“Concerning the Bodyguard” by Donald Bartheleme is a short story told only as a series of questions. But, it’s not all as it appears to be. There is a hidden deeper meaning that tells a story. You could read the story, or if you to really have fun list to the podcast of the story read by Salman Rushdie for the New Yorker. If you click on this link, you can read or listen to a number of articles a month for free. In the past all the New Yorker Podcasts about Fiction were free to read. 😦

The first time I heard the story (read by Rushdie), I had not read the story. But afterwards I found and read the story, and over time I began to figure out the clues that create a more complex story.  If you listen to Salman Rushdie talking about it also you will get more clues.
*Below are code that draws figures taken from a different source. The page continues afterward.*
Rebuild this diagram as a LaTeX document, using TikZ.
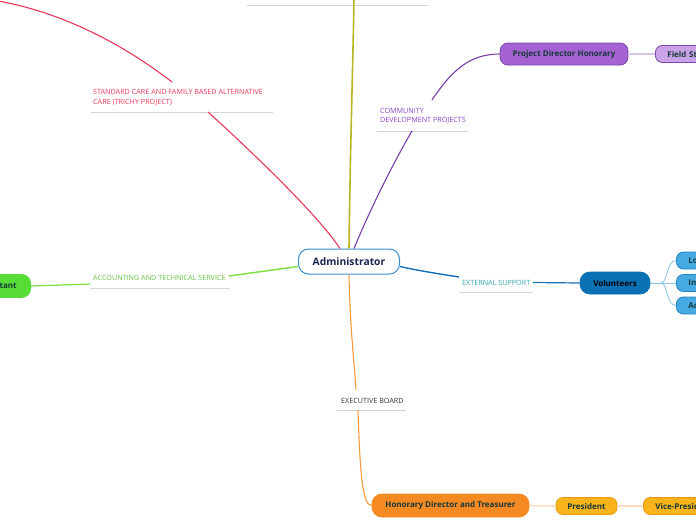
\documentclass[tikz,border=0pt]{standalone}
\usepackage{fontspec}
\setmainfont{Open Sans}
\definecolor{adminblue}{HTML}{3A8FD0}
\definecolor{navy}{HTML}{1A2550}
\definecolor{nodetext}{HTML}{173838}
\definecolor{redc}{HTML}{E8385A}
\definecolor{olivec}{HTML}{B8B424}
\definecolor{purplec}{HTML}{7A3EA8}
\definecolor{purplet}{HTML}{8C44C4}
\definecolor{purplefill}{HTML}{A462D2}
\definecolor{purpledraw}{HTML}{7C44AC}
\definecolor{lilacfill}{HTML}{C9A2E8}
\definecolor{lilacline}{HTML}{D8C4E8}
\definecolor{greenc}{HTML}{84E046}
\definecolor{greent}{HTML}{66C444}
\definecolor{greenfill}{HTML}{56DC34}
\definecolor{bluec}{HTML}{1672B8}
\definecolor{tealt}{HTML}{36A6B4}
\definecolor{volfill}{HTML}{0A72B4}
\definecolor{lbluefill}{HTML}{46AAE2}
\definecolor{lbluedraw}{HTML}{2484C4}
\definecolor{lblueline}{HTML}{88C4E4}
\definecolor{orangec}{HTML}{F8983A}
\definecolor{orangefill}{HTML}{F58A22}
\definecolor{yellowfill}{HTML}{F8B418}
\definecolor{yellowdraw}{HTML}{EC9614}
\definecolor{peachline}{HTML}{FCDCC0}
\definecolor{ulgray}{HTML}{D4D4D4}
\begin{document}
\begin{tikzpicture}[x=1pt,y=-1pt,
  lbl/.style={font=\fontsize{7.2}{10}\selectfont, inner sep=0pt, anchor=west, align=left},
  uline/.style={draw=ulgray, line width=0.8pt},
  topic/.style={rounded corners=8pt, font=\bfseries\fontsize{8}{9.5}\selectfont, text=nodetext, inner sep=0pt, line width=0.8pt},
  edgebox/.style={topic, rounded corners=7pt, minimum height=17pt, anchor=west, align=left},
  conn/.style={line width=1.1pt},
]
\useasboundingbox (0,0) rectangle (696,520);

% ---- nodes ----
\node[draw=adminblue, fill=white, rounded corners=10pt, line width=1pt,
      minimum width=101pt, minimum height=25pt, inner sep=0pt,
      font=\bfseries\fontsize{10.3}{12}\selectfont, text=navy] (adm) at (349,261.5) {Administrator};

% red branch
\node[lbl, text=redc] (std) at (93,97.5) {STANDARD CARE AND FAMILY BASED ALTERNATIVE\\CARE (TRICHY PROJECT)};
\coordinate (stdL) at (91,112);
\coordinate (stdR) at (273,112);
\coordinate (stdIn) at (208,112);
\coordinate (stdOut) at (172,82);
\coordinate (redEnd) at (-2,1);

% olive branch
\coordinate (topL) at (247,5);
\coordinate (topR) at (428,5);
\coordinate (oliveEnd) at (354,-2);

% purple branch
\node[lbl, font=\fontsize{7.2}{9}\selectfont, text=purplet] (cdp) at (380,116.5) {COMMUNITY\\DEVELOPMENT PROJECTS};
\coordinate (cdpL) at (377,131);
\coordinate (cdpR) at (468,131);
\coordinate (cdpIn) at (412,131);
\coordinate (cdpOut) at (432,100);
\node[topic, draw=purpledraw, fill=purplefill, minimum width=128pt, minimum height=22pt] (pdh) at (564,54) {Project Director Honorary};
\node[edgebox, draw=purpledraw, fill=lilacfill, minimum width=60pt, text width=60pt] (fst) at (655,54) {\hspace*{12pt}Field St};

% green branch
\node[lbl, text=greent] (ats) at (93,278) {ACCOUNTING AND TECHNICAL SERVICE};
\coordinate (atsL) at (90,288);
\coordinate (atsR) at (230,288);
\coordinate (atsIn) at (229,276);
\coordinate (atsOut) at (90,284);
\node[topic, draw=greenfill, fill=greenfill, rounded corners=9pt, minimum height=23pt, minimum width=60pt, anchor=east, text width=60pt, align=right] (acc) at (31,286) {tant\hspace*{14pt}};

% blue branch
\node[lbl, text=tealt] (ext) at (462,282.5) {EXTERNAL SUPPORT};
\coordinate (extL) at (459,292);
\coordinate (extR) at (533,292);
\coordinate (extIn) at (459,277);
\coordinate (extOut) at (533,282.5);
\node[topic, draw=volfill, fill=volfill, rounded corners=10pt, minimum width=70pt, minimum height=22pt, text=black] (vol) at (615,283) {Volunteers};
\coordinate (volOut) at (661,283);
\node[edgebox, draw=lbluedraw, fill=lbluefill, minimum width=50pt, text width=50pt] (c1) at (676,260.5) {\hspace*{12pt}Lo};
\node[edgebox, draw=lbluedraw, fill=lbluefill, minimum width=50pt, text width=50pt] (c2) at (676,283) {\hspace*{12pt}In};
\node[edgebox, draw=lbluedraw, fill=lbluefill, minimum width=50pt, text width=50pt] (c3) at (676,305.5) {\hspace*{12pt}Ac};

% orange branch
\node[lbl, text=black!80] (exb) at (341,400.5) {EXECUTIVE BOARD};
\coordinate (exbL) at (337,410);
\coordinate (exbR) at (406,410);
\coordinate (exbIn) at (356,390);
\coordinate (exbOut) at (358,410);
\node[topic, draw=orangefill, fill=orangefill, rounded corners=10pt, minimum width=157pt, minimum height=23pt] (hdt) at (450.5,505.5) {Honorary Director and Treasurer};
\node[topic, draw=yellowdraw, fill=yellowfill, rounded corners=7pt, minimum width=61pt, minimum height=17pt] (prs) at (586.5,506) {President};
\node[edgebox, draw=yellowdraw, fill=yellowfill, minimum width=70pt, text width=70pt] (vpr) at (643,506) {\hspace*{12pt}Vice-Presid};

% ---- underlines ----
\draw[uline] (stdL) -- (stdR);
\draw[uline] (topL) -- (topR);
\draw[uline] (cdpL) -- (cdpR);
\draw[uline] (atsL) -- (atsR);
\draw[uline] (extL) -- (extR);
\draw[uline] (exbL) -- (exbR);

% ---- connectors ----
\draw[conn, redc] ([xshift=-9pt]adm.north) .. controls (318,215) and (250,150) .. (stdIn);
\draw[conn, redc] (stdOut) .. controls (120,42) and (60,12) .. (redEnd);
\draw[conn, olivec, line width=1.6pt] (adm.north) .. controls (350,160) and (353,60) .. (oliveEnd);
\draw[conn, purplec] ([xshift=5pt]adm.north) .. controls (372,205) and (395,160) .. (cdpIn);
\draw[conn, purplec] (cdpOut) .. controls (452,70) and (470,54) .. (pdh.west);
\draw[lilacline, line width=1.6pt] (pdh.east) -- (fst.west);
\draw[conn, greenc, line width=1.5pt] ([yshift=-5pt]adm.west) -- (atsIn);
\draw[greenc, line width=1.3pt] (atsOut) -- (acc.east);
\draw[conn, bluec, line width=1.4pt] ([yshift=-5pt]adm.east) .. controls (420,271) and (440,274) .. (extIn);
\draw[conn, bluec, line width=1.2pt] (extOut) -- (vol.west);
\draw[lblueline, line width=0.8pt] (vol.east) -- (volOut);
\draw[lblueline, line width=0.8pt] (volOut) .. controls (668,283) and (666,260.5) .. (c1.west);
\draw[lblueline, line width=0.8pt] (volOut) -- (c2.west);
\draw[lblueline, line width=0.8pt] (volOut) .. controls (668,283) and (666,305.5) .. (c3.west);
\draw[conn, orangec] (adm.south) .. controls (350,330) and (355,370) .. (exbIn);
\draw[conn, orangec] (exbOut) .. controls (360,470) and (362,505.5) .. (hdt.west);
\draw[peachline, line width=1.6pt] (hdt.east) -- (prs.west);
\draw[peachline, line width=1.6pt] (prs.east) -- (vpr.west);
\end{tikzpicture}
\end{document}
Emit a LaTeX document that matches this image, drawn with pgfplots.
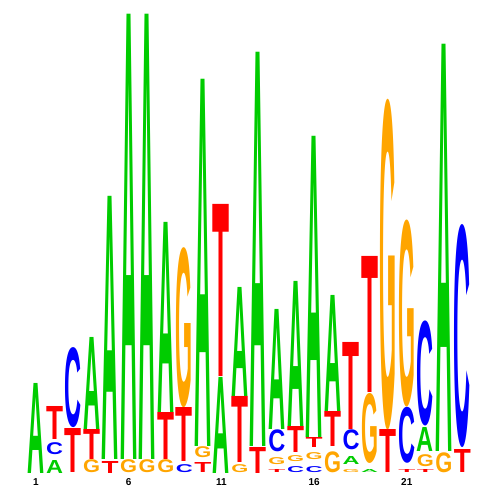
\documentclass[border=0pt]{standalone}
\usepackage{pgfplots}
\pgfplotsset{compat=1.18}
\usepackage{graphicx}
\usepackage{fontspec}
\setmainfont{Liberation Sans}
\definecolor{lgA}{RGB}{0,204,0}
\definecolor{lgC}{RGB}{0,0,255}
\definecolor{lgG}{RGB}{255,165,0}
\definecolor{lgT}{RGB}{255,0,0}
\pgfplotsset{
  letter/.style n args={2}{
    draw=none, mark=none,
    visualization depends on={value \thisrow{h} \as \hh},
    nodes near coords={\resizebox*{17pt}{\hh pt}{\bfseries #1}},
    every node near coord/.append style={anchor=south, inner sep=0pt, outer sep=0pt, text=#2},
  },
}
\begin{document}
\begin{tikzpicture}
\begin{axis}[
  scale only axis, width=500pt, height=500pt,
  xmin=-0.942, xmax=26.03, ymin=-27, ymax=473,
  clip=false,
  axis line style={draw=none},
  tick style={draw=none},
  ytick=\empty,
  xtick={1,6,11,16,21},
  /pgf/number format/assume math mode=true,
  xticklabel style={anchor=center, yshift=18pt, font=\fontsize{10}{11}\selectfont\bfseries},
]
% A
\addplot[letter={A}{lgA}] table {
x y h
1 0 90
2 0 13
4 43 92
5 13 263
6 13 445
7 13 445
8 60 190
10 26 367
11 0 96
12 76 109
13 26 394
14 43 120
15 46 145
16 35 301
17 61 116
18 8 8
19 0 3
22 21 24
23 21 407
};
% C
\addplot[letter={C}{lgC}] table {
x y h
2 18 12
3 45 80
9 0 8
14 21 22
15 0 6
16 0 6
18 23 20
21 10 56
22 47 105
24 25 223
};
% G
\addplot[letter={G}{lgG}] table {
x y h
4 0 13
6 0 13
7 0 13
8 0 13
9 65 160
10 15 11
12 0 8
14 8 7
15 11 6
16 13 7
17 0 21
18 0 3
19 10 70
20 43 330
21 66 187
22 6 12
23 0 20
};
% T
\addplot[letter={T}{lgT}] table {
x y h
2 33 33
3 0 44
4 13 30
5 0 12
8 13 47
9 11 54
10 0 10
11 96 172
12 10 66
13 0 26
14 0 3
15 20 26
16 25 10
17 26 35
18 43 87
19 80 136
20 0 43
21 0 3
22 0 3
24 0 23
};
\end{axis}
\end{tikzpicture}
\end{document}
The bodyguard seems to be more of chauffeur, as his job is mainly driving the man around.  He never has to fight off bad guys as one would think, that is the job of a bodyguard.

Salman Rushdie is a great writer, but his biography (Joseph Anton: A Memoir ) leaves much to be desired. Written in third person, it is one of the most horrible books, I read/ listened to on audible. I could not even finish it. It was both boring and depressing at the same time. I was curious to learn about how Salman Rushdie had a Fatwa which is an order of death placed on him for written the book called The Satanic Verses in 1988.
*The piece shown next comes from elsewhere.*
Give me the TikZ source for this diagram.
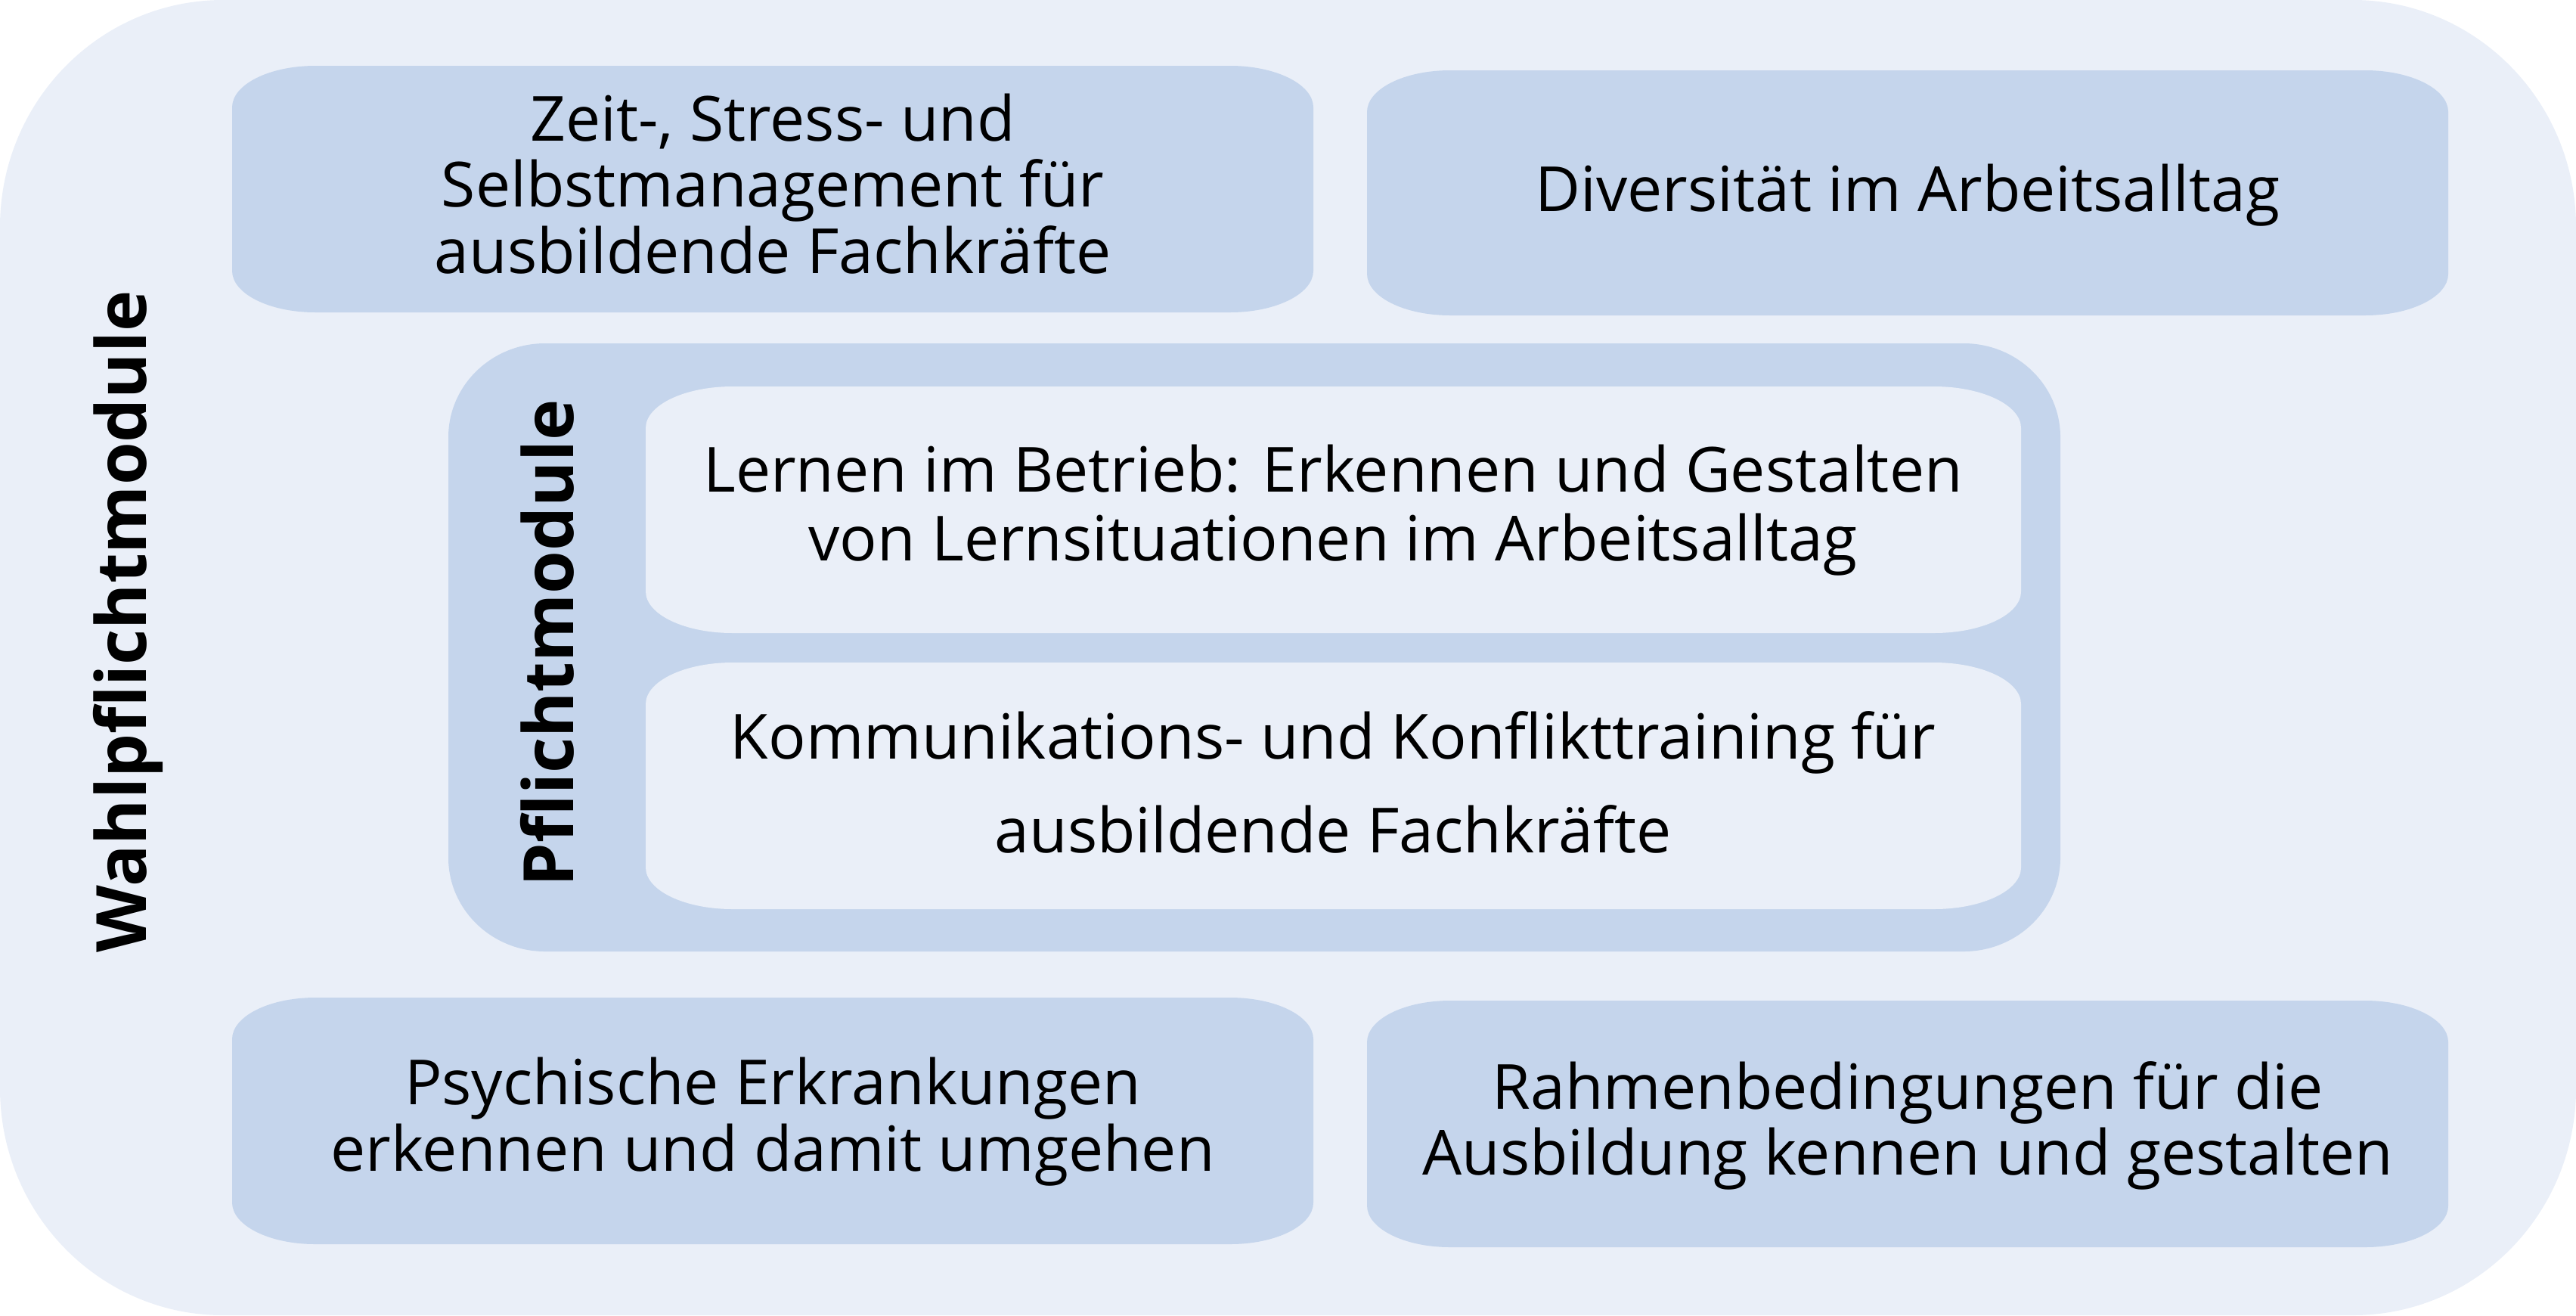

I have not yet read The Satanic Verses, but it’s not that terrible a book. The only issue appears to be using the names of the wives of Mahmoud in an unclean way. But, if he had omitted that, the overall book may not have been so offensive. It is the story of two men. One represents God and one Satan. I am not really sure about that, but I trying to boil it down fast and easy. The God man gets killed, I believe, but the Satan man changes and becomes a good man. But, I don’t think it is something I would read. I did read and enjoy a few of Salman Rushdie story stories in the New York, but I have never finished one of the novels.

The story made me look into other words by Donald Bartheleme, but as Salman Rushdie points out on the podcast his other works are so strange that they can not be understood. Like Finnegans Wake which we discussed earlier on this blog, the stories can not be understood. I don’t know if there exists any books or articles to explain the stories, but one could try looking for them if one was interested. I also started to read Hiding Man: A Biography of Donald Barthelme but the author was only a vague acquaintance of Donald Barthelme, and the book did not have much insight.